Looking back at that phase of my life brings a smile to my face.
Oh, the fun that was had. Priceless.
Dancing, literally, was my life. I was dancing for fun, dancing for improvement, dancing for a future, dancing for exercise, and of course, dancing for work. It took me places, provided me with stability, and in my mind, i was doing what i loved and excelling in life. It was my dream to pursue this for as long as i lived. But life had other plans for me and this dream came to a screeching halt.
Every now and then i'll run into the friends i shared this life with. The people i spent 90% of my time with way back when. To see my peers doing what we set out to do and their team catapulted into national and international stardom gives me a sense of accomplishment. Not of my own, of course, but for the idealism we shared. A part of me envies their path... but i know now, for sure, that dancing was not for me. It was undoubtedly a huge milestone and a necessary path, but not the life i was meant to live. This analogy is a completely different story.
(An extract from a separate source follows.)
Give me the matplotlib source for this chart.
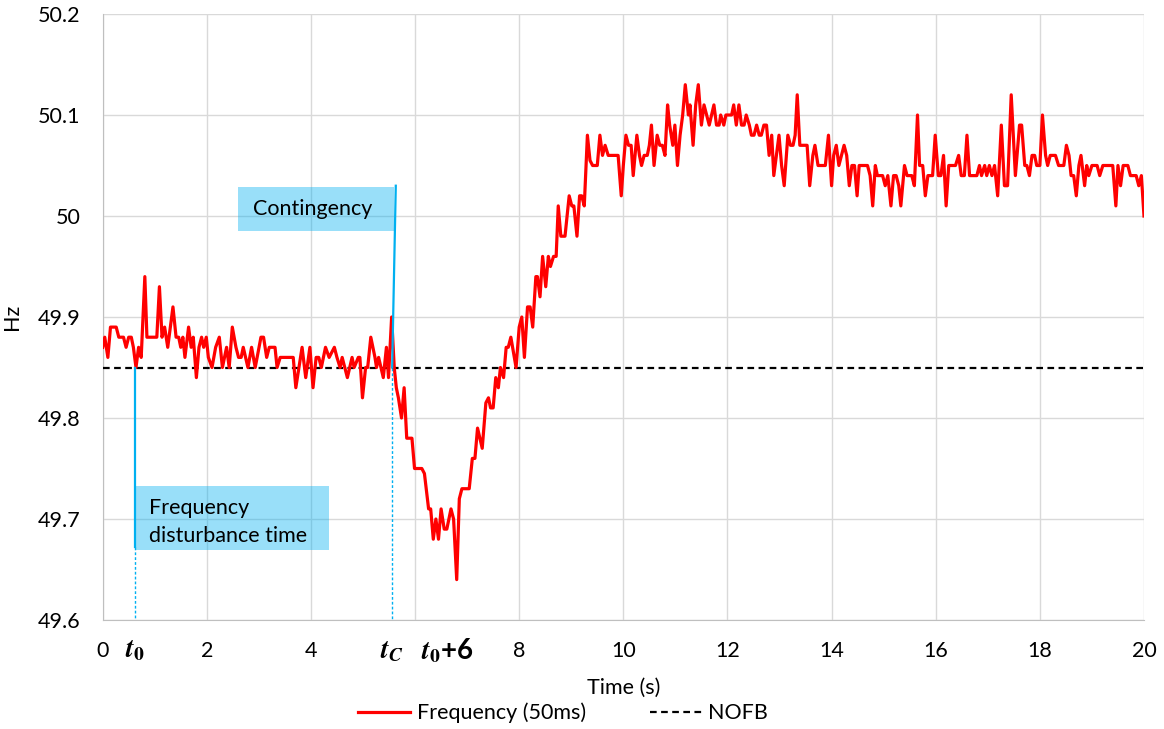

I'm quite certain that everybody says this at one time or another- the way things are right now just isn't what it used to be. Of course, this holds true to everything and anybody. How do we really expect the way of the world to remain at a stand still? That's just ridiculous.
People will always hold the fondest memories of their youth close to heart. It's a rite of passage to dream about reliving it. You'll know you've reached a certain age of maturity when you've accepted that the past is the past and you move forward with your life. It's one thing to revisit memories, it's another to dwell on them.
Today's youth are so caught up with status. People do certain things to gain a certain image.
Walking into a club these days feel so different from when i first started making "attendance". We used to go to clubs for the sole purpose of dancing. These days we go for the sole purpose of drinking. That, and well, we watch our (DJ) friends play. But you look out into the sea of people, these carbon copy clubheads, and you think to yourself, "Are they really having fun?". Everybody is so dressed up. Too dressed to impress that's it's almost impossible to execute a dance move more complex than the two-step or the fist pump. Why is that? And they all look the same... but that, again, is a different story.
Nobody dances anymore. It's a showcase now. You go to shows or you go to a class. Nobody dances at the club... nor is it appreciated. You'll get booted out of there faster than the guy who vomits all over VIP if you start busting the up-rock and open up a circle. Shame, really. Those circles made for dancing were the highlight of clubbing back in the day.
One thing i come to understand after thinking about this for almost 20 minutes now is this-
It's all about the money now. You open a new club, bigger than ever, not to ensure space so that people can enjoy themselves... it's to accommodate more people to buy booze and give you their hard earned pay. Smart.
And for whatever reason, it works. This is not the end of it either. The scene will evolve. People will get older and the younger ones will begin to step in... and they will only get younger.
Oh well. It is what it is.
I guess i should consider myself lucky that i didn't miss out.